From the listing below, pick out each line with the word "this".

---+---

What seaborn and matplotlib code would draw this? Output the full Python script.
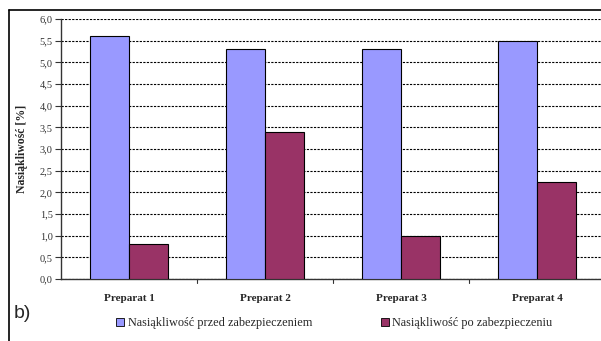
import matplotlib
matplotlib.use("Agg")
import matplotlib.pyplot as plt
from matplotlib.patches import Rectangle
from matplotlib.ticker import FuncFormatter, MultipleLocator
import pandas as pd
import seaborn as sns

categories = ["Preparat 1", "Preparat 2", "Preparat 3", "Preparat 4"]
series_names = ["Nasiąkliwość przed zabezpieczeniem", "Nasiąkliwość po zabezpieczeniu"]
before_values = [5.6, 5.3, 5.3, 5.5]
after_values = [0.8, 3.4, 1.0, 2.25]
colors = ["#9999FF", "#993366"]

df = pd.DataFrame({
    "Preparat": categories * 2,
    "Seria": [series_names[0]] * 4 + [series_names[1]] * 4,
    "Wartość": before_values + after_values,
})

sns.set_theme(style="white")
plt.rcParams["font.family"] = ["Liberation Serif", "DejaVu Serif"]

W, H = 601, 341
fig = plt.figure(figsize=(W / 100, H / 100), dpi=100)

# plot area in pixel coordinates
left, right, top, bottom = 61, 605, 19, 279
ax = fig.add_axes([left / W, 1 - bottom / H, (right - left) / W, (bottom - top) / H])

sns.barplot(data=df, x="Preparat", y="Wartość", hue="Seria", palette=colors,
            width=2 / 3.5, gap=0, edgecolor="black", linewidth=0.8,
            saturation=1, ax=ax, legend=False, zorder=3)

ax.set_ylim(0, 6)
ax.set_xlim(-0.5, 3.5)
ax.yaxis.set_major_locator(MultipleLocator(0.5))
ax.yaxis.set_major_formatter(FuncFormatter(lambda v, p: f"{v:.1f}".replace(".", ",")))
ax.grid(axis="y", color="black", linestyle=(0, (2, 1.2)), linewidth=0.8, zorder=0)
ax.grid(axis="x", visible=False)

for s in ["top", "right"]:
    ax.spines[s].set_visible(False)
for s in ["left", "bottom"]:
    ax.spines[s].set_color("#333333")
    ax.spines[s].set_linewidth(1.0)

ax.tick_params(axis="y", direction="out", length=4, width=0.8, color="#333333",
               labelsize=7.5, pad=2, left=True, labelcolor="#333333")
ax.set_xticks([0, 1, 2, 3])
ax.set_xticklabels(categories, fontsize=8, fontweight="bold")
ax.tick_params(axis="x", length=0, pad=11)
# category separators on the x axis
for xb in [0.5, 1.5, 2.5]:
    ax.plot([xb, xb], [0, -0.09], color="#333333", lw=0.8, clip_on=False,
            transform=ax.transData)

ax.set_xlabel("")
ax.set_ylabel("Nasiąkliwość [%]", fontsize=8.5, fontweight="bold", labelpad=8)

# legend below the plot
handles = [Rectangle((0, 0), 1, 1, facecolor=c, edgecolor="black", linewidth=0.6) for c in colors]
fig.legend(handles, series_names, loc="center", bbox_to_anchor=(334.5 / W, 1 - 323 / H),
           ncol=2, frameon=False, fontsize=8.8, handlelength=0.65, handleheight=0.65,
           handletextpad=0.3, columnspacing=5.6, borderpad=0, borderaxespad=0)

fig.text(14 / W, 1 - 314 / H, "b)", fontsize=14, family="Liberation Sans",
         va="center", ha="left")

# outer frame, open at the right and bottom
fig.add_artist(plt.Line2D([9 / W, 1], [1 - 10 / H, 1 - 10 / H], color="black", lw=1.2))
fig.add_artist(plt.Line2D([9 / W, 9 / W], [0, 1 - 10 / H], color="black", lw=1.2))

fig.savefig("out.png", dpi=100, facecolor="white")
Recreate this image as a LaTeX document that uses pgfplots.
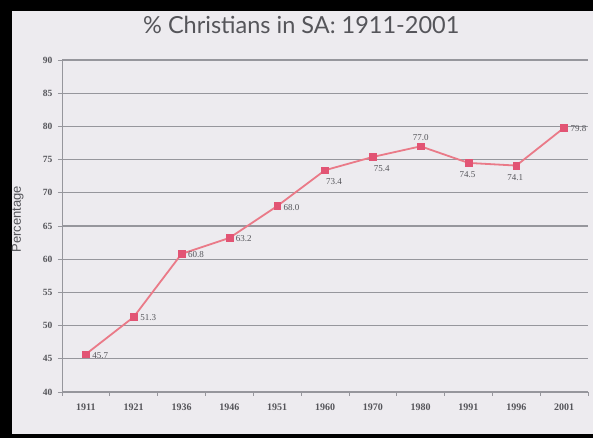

---+---

*EXERCISE RESULT*.
What seaborn and matplotlib code would draw this? Output the full Python script.
Recreate this image as a LaTeX document that uses pgfplots.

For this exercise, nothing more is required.